─── Data segment

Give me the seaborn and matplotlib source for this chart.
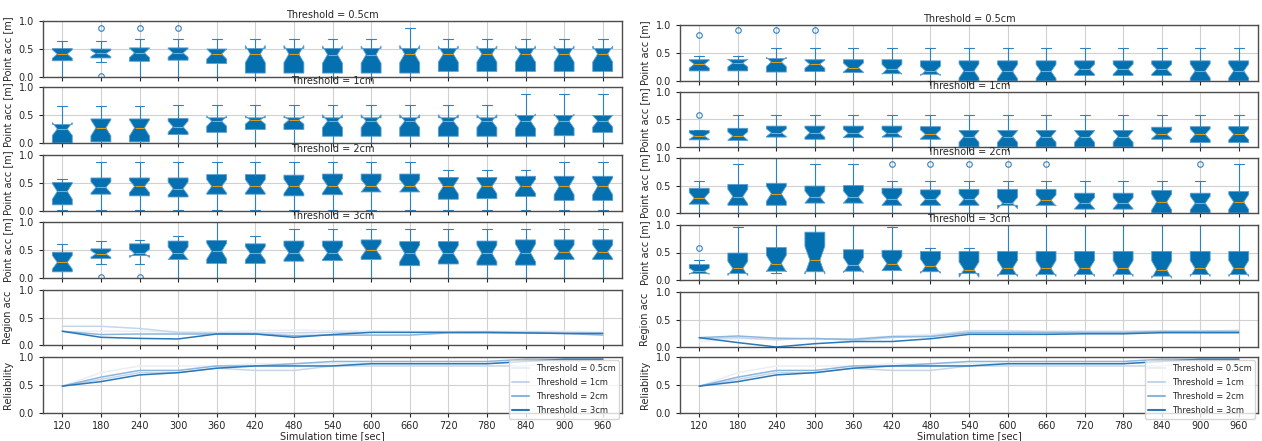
import numpy as np
import pandas as pd
import matplotlib
matplotlib.use("Agg")
import matplotlib.pyplot as plt
import seaborn as sns

# ---------------- data ----------------
times = [120, 180, 240, 300, 360, 420, 480, 540, 600, 660, 720, 780, 840, 900, 960]
thresholds = ["Threshold = 0.5cm", "Threshold = 1cm", "Threshold = 2cm", "Threshold = 3cm"]

# Left panel box statistics (rows: 0.5cm, 1cm, 2cm, 3cm)
left_whislo = [
    [0, 0.27, 0, 0, 0, 0, 0, 0, 0, 0, 0, 0, 0, 0, 0],
    [0, 0, 0, 0, 0, 0, 0, 0, 0, 0, 0, 0, 0, 0, 0],
    [0.01] * 15,
    [0, 0.25, 0.25, 0, 0, 0, 0, 0, 0, 0, 0, 0, 0, 0, 0],
]
left_q1 = [
    [0.29, 0.34, 0.28, 0.30, 0.24, 0.07, 0.07, 0.07, 0.07, 0.07, 0.10, 0.10, 0.10, 0.10, 0.10],
    [0.00, 0.02, 0.02, 0.15, 0.19, 0.24, 0.24, 0.12, 0.12, 0.12, 0.12, 0.12, 0.12, 0.13, 0.19],
    [0.11, 0.30, 0.27, 0.25, 0.30, 0.30, 0.27, 0.29, 0.34, 0.34, 0.21, 0.22, 0.26, 0.19, 0.19],
    [0.11, 0.35, 0.40, 0.33, 0.26, 0.26, 0.30, 0.31, 0.33, 0.22, 0.25, 0.23, 0.23, 0.33, 0.33],
]
left_med = [
    [0.41, 0.42, 0.43, 0.43, 0.41, 0.41, 0.41, 0.40, 0.40, 0.41, 0.41, 0.41, 0.41, 0.41, 0.41],
    [0.25, 0.27, 0.27, 0.29, 0.39, 0.41, 0.41, 0.39, 0.39, 0.39, 0.39, 0.39, 0.39, 0.39, 0.39],
    [0.35, 0.42, 0.44, 0.40, 0.44, 0.44, 0.44, 0.45, 0.45, 0.45, 0.44, 0.44, 0.44, 0.44, 0.44],
    [0.28, 0.43, 0.44, 0.44, 0.48, 0.44, 0.45, 0.45, 0.50, 0.44, 0.44, 0.44, 0.45, 0.47, 0.47],
]
left_q3 = [
    [0.51, 0.50, 0.52, 0.52, 0.50, 0.51, 0.51, 0.51, 0.51, 0.51, 0.51, 0.51, 0.51, 0.51, 0.51],
    [0.33, 0.43, 0.43, 0.44, 0.45, 0.45, 0.45, 0.45, 0.45, 0.45, 0.45, 0.45, 0.49, 0.49, 0.49],
    [0.51, 0.59, 0.59, 0.59, 0.65, 0.65, 0.64, 0.66, 0.66, 0.66, 0.60, 0.60, 0.62, 0.62, 0.62],
    [0.46, 0.52, 0.61, 0.66, 0.67, 0.61, 0.66, 0.66, 0.68, 0.65, 0.65, 0.66, 0.68, 0.68, 0.68],
]
left_whishi = [
    [0.65, 0.64, 0.68, 0.68, 0.68, 0.68, 0.68, 0.68, 0.68, 0.87, 0.68, 0.68, 0.68, 0.68, 0.68],
    [0.66, 0.66, 0.66, 0.68, 0.68, 0.68, 0.68, 0.68, 0.68, 0.68, 0.68, 0.68, 0.87, 0.87, 0.87],
    [0.58, 0.87, 0.87, 0.87, 0.87, 0.87, 0.87, 0.87, 0.87, 0.87, 0.74, 0.74, 0.74, 0.87, 0.87],
    [0.60, 0.66, 0.68, 0.75, 1.00, 0.75, 0.87, 0.87, 0.87, 0.87, 0.87, 0.87, 0.87, 0.87, 0.87],
]
left_fliers = [
    [[], [0.87, 0.02], [0.87], [0.87], [], [], [], [], [], [], [], [], [], [], []],
    [[]] * 15,
    [[]] * 15,
    [[], [0.02], [0.02], [], [], [], [], [], [], [], [], [], [], [], []],
]

# Right panel box statistics (rows: 0.5cm, 1cm, 2cm, 3cm)
right_whislo = [
    [0] * 15,
    [0] * 15,
    [0] * 15,
    [0, 0, 0.13, 0, 0, 0, 0, 0, 0, 0, 0, 0, 0, 0, 0],
]
right_q1 = [
    [0.18, 0.18, 0.16, 0.17, 0.15, 0.13, 0.12, 0.00, 0.00, 0.00, 0.10, 0.10, 0.10, 0.00, 0.00],
    [0.13, 0.12, 0.18, 0.14, 0.17, 0.18, 0.14, 0.00, 0.00, 0.00, 0.00, 0.00, 0.14, 0.08, 0.08],
    [0.16, 0.14, 0.14, 0.18, 0.18, 0.14, 0.14, 0.14, 0.14, 0.14, 0.07, 0.07, 0.00, 0.00, 0.00],
    [0.12, 0.12, 0.16, 0.15, 0.16, 0.17, 0.15, 0.12, 0.10, 0.10, 0.10, 0.10, 0.07, 0.10, 0.10],
]
right_med = [
    [0.30, 0.32, 0.34, 0.30, 0.24, 0.21, 0.18, 0.18, 0.17, 0.17, 0.21, 0.21, 0.21, 0.18, 0.18],
    [0.20, 0.20, 0.26, 0.26, 0.25, 0.25, 0.23, 0.19, 0.19, 0.19, 0.19, 0.19, 0.23, 0.23, 0.23],
    [0.27, 0.30, 0.35, 0.29, 0.29, 0.25, 0.25, 0.25, 0.18, 0.23, 0.18, 0.18, 0.20, 0.18, 0.20],
    [0.16, 0.21, 0.30, 0.36, 0.27, 0.30, 0.25, 0.19, 0.21, 0.21, 0.21, 0.21, 0.19, 0.21, 0.21],
]
right_q3 = [
    [0.38, 0.38, 0.40, 0.38, 0.38, 0.38, 0.36, 0.36, 0.36, 0.36, 0.36, 0.36, 0.36, 0.36, 0.36],
    [0.30, 0.34, 0.38, 0.38, 0.38, 0.38, 0.37, 0.30, 0.30, 0.30, 0.30, 0.30, 0.36, 0.37, 0.37],
    [0.45, 0.52, 0.54, 0.49, 0.50, 0.45, 0.42, 0.43, 0.43, 0.43, 0.36, 0.36, 0.41, 0.36, 0.39],
    [0.28, 0.49, 0.59, 0.87, 0.55, 0.54, 0.52, 0.52, 0.52, 0.52, 0.52, 0.52, 0.52, 0.52, 0.52],
]
right_whishi = [
    [0.44, 0.44, 0.59, 0.59, 0.59, 0.59, 0.59, 0.59, 0.59, 0.59, 0.59, 0.59, 0.59, 0.59, 0.59],
    [0.30, 0.58, 0.58, 0.58, 0.58, 0.58, 0.58, 0.58, 0.58, 0.58, 0.58, 0.58, 0.58, 0.58, 0.58],
    [0.58, 0.89, 1.00, 0.89, 0.89, 0.58, 0.58, 0.58, 0.58, 0.58, 0.58, 0.58, 0.58, 0.58, 0.89],
    [0.36, 0.96, 1.00, 1.00, 1.00, 0.96, 0.59, 0.59, 1.00, 1.00, 1.00, 1.00, 1.00, 1.00, 1.00],
]
right_fliers = [
    [[0.82], [0.91], [0.91], [0.91], [], [], [], [], [], [], [], [], [], [], []],
    [[0.58], [], [], [], [], [], [], [], [], [], [], [], [], [], []],
    [[], [], [], [], [], [0.89], [0.89], [0.89], [0.89], [0.89], [], [], [], [0.89], []],
    [[0.59], [], [], [], [], [], [], [], [], [], [], [], [], [], []],
]

# Region accuracy lines
left_region_05 = [0.24, 0.25, 0.25, 0.23, 0.24, 0.26, 0.27, 0.26, 0.26, 0.25, 0.25, 0.25, 0.25, 0.25, 0.24]
left_region_1 = [0.34, 0.34, 0.30, 0.23, 0.22, 0.22, 0.22, 0.23, 0.23, 0.23, 0.23, 0.24, 0.24, 0.23, 0.22]
left_region_2 = [0.25, 0.19, 0.20, 0.20, 0.20, 0.20, 0.17, 0.18, 0.18, 0.18, 0.22, 0.22, 0.22, 0.21, 0.18]
left_region_3 = [0.25, 0.14, 0.12, 0.11, 0.20, 0.20, 0.14, 0.19, 0.23, 0.23, 0.23, 0.23, 0.22, 0.21, 0.21]

right_region_05 = [0.10, 0.15, 0.14, 0.15, 0.15, 0.20, 0.23, 0.30, 0.30, 0.29, 0.29, 0.29, 0.29, 0.29, 0.29]
right_region_1 = [0.15, 0.17, 0.13, 0.16, 0.12, 0.17, 0.20, 0.29, 0.29, 0.28, 0.28, 0.28, 0.29, 0.29, 0.30]
right_region_2 = [0.17, 0.20, 0.16, 0.15, 0.14, 0.19, 0.19, 0.26, 0.26, 0.26, 0.26, 0.26, 0.28, 0.28, 0.28]
right_region_3 = [0.17, 0.08, 0.00, 0.06, 0.10, 0.10, 0.15, 0.23, 0.23, 0.23, 0.24, 0.24, 0.26, 0.26, 0.26]

# Reliability lines (same in both panels)
reliability_05 = [0.48, 0.72, 0.84, 0.84, 0.84, 0.88, 0.88, 0.88, 0.88, 0.88, 0.88, 0.88, 0.92, 0.96, 0.96]
reliability_1 = [0.48, 0.60, 0.72, 0.72, 0.80, 0.76, 0.76, 0.84, 0.84, 0.84, 0.84, 0.84, 0.84, 0.92, 0.96]
reliability_2 = [0.48, 0.64, 0.76, 0.76, 0.84, 0.84, 0.88, 0.92, 0.92, 0.92, 0.92, 0.92, 0.96, 0.96, 0.96]
reliability_3 = [0.48, 0.56, 0.68, 0.72, 0.80, 0.84, 0.84, 0.84, 0.88, 0.88, 0.88, 0.88, 0.92, 0.96, 0.96]

# ---------------- style ----------------
sns.set_style("whitegrid", {
    "axes.edgecolor": "0.3",
    "grid.color": "0.82",
    "xtick.bottom": True,
    "ytick.left": True,
})
plt.rcParams.update({
    "font.family": ["DejaVu Sans"],
    "font.size": 7,
    "axes.titlesize": 7,
    "axes.labelsize": 7,
    "xtick.labelsize": 7,
    "ytick.labelsize": 7,
    "legend.fontsize": 6,
    "axes.linewidth": 1.0,
    "grid.linewidth": 0.8,
    "xtick.major.size": 3,
    "ytick.major.size": 3,
    "xtick.major.pad": 2.5,
    "xtick.major.width": 0.8,
    "ytick.major.width": 0.8,
    "xtick.color": "0.15",
    "ytick.color": "0.15",
})

BOX_COLOR = "#0570b0"
EDGE_COLOR = "#5d9fd0"
WHISKER_COLOR = "#2f82c0"
MEDIAN_COLOR = "#dc9a1c"
line_colors = ["#eceef6", "#c6d6ea", "#8cb6dc", "#2a78b8"]

W, H = 1262, 441
fig = plt.figure(figsize=(W / 100, H / 100), dpi=100)

left_rows = [(21, 77), (87, 143), (155, 211), (222, 278), (290, 345), (357, 413)]
right_rows = [(25, 81), (92, 147), (158, 213), (225, 280), (292, 347), (357, 413)]


def make_axes(x0, x1, rows):
    axes = []
    for top, bot in rows:
        axes.append(fig.add_axes([x0 / W, 1 - bot / H, (x1 - x0) / W, (bot - top) / H]))
    return axes


def box_stats(whislo, q1, med, q3, whishi, fliers):
    stats = []
    for lo, a, m, b, hi, fl in zip(whislo, q1, med, q3, whishi, fliers):
        half = 1.57 * (b - a) / np.sqrt(20)
        stats.append(dict(whislo=lo, q1=a, med=m, q3=b, whishi=hi,
                          fliers=np.array(fl), cilo=m - half, cihi=m + half))
    return stats


def draw_panel(x0, x1, rows, whislo, q1, med, q3, whishi, fliers, region, rel):
    axes = make_axes(x0, x1, rows)
    for i in range(4):
        ax = axes[i]
        ax.bxp(box_stats(whislo[i], q1[i], med[i], q3[i], whishi[i], fliers[i]),
               positions=times, widths=31, shownotches=True, patch_artist=True,
               manage_ticks=False,
               boxprops=dict(facecolor=BOX_COLOR, edgecolor=EDGE_COLOR, linewidth=0.6),
               medianprops=dict(color=MEDIAN_COLOR, linewidth=0.8),
               whiskerprops=dict(color=WHISKER_COLOR, linewidth=0.8),
               capprops=dict(color=WHISKER_COLOR, linewidth=0.8),
               flierprops=dict(marker="o", markerfacecolor="none",
                               markeredgecolor=WHISKER_COLOR, markersize=4,
                               markeredgewidth=0.8))
        ax.set_title(thresholds[i], pad=2)
        ax.set_ylabel("Point acc [m]")

    for j, (series, label) in enumerate([(region, "Region acc"), (rel, "Reliability")]):
        ax = axes[4 + j]
        df = pd.DataFrame({
            "time": np.tile(times, 4),
            "value": np.concatenate(series),
            "thr": np.repeat(thresholds, len(times)),
        })
        sns.lineplot(data=df, x="time", y="value", hue="thr", hue_order=thresholds,
                     palette=line_colors, linewidth=1.1, errorbar=None, ax=ax,
                     legend=(j == 1))
        ax.set_ylabel(label)
        ax.set_xlabel("")
        if j == 1:
            sns.move_legend(ax, "upper right", bbox_to_anchor=(1.0, 1.0),
                            title=None, borderaxespad=0.4, fontsize=6,
                            labelspacing=0.62, frameon=True)
            for h in ax.get_legend().legend_handles:
                h.set_linewidth(1.5)
            ax.set_xlabel("Simulation time [sec]", labelpad=0.5)

    for k, ax in enumerate(axes):
        ax.set_xlim(90, 990)
        ax.set_ylim(0, 1.0)
        ax.set_yticks([0, 0.5, 1.0])
        ax.set_xticks(times)
        ax.set_axisbelow(True)
        ax.grid(True)
        if k < 5:
            ax.tick_params(labelbottom=False)
        else:
            ax.set_xticklabels([str(t) for t in times])
        for s in ax.spines.values():
            s.set_visible(True)
            s.set_color("0.3")
    return axes


draw_panel(43, 622, left_rows, left_whislo, left_q1, left_med, left_q3, left_whishi,
           left_fliers,
           [left_region_05, left_region_1, left_region_2, left_region_3],
           [reliability_05, reliability_1, reliability_2, reliability_3])
draw_panel(680, 1258, right_rows, right_whislo, right_q1, right_med, right_q3,
           right_whishi, right_fliers,
           [right_region_05, right_region_1, right_region_2, right_region_3],
           [reliability_05, reliability_1, reliability_2, reliability_3])

fig.savefig("out.png", dpi=100)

──────

Copy each line of the listing in which the word "matplotlib" can be found.

Give me the seaborn and matplotlib source for this chart.
import matplotlib
matplotlib.use("Agg")
import matplotlib.pyplot as plt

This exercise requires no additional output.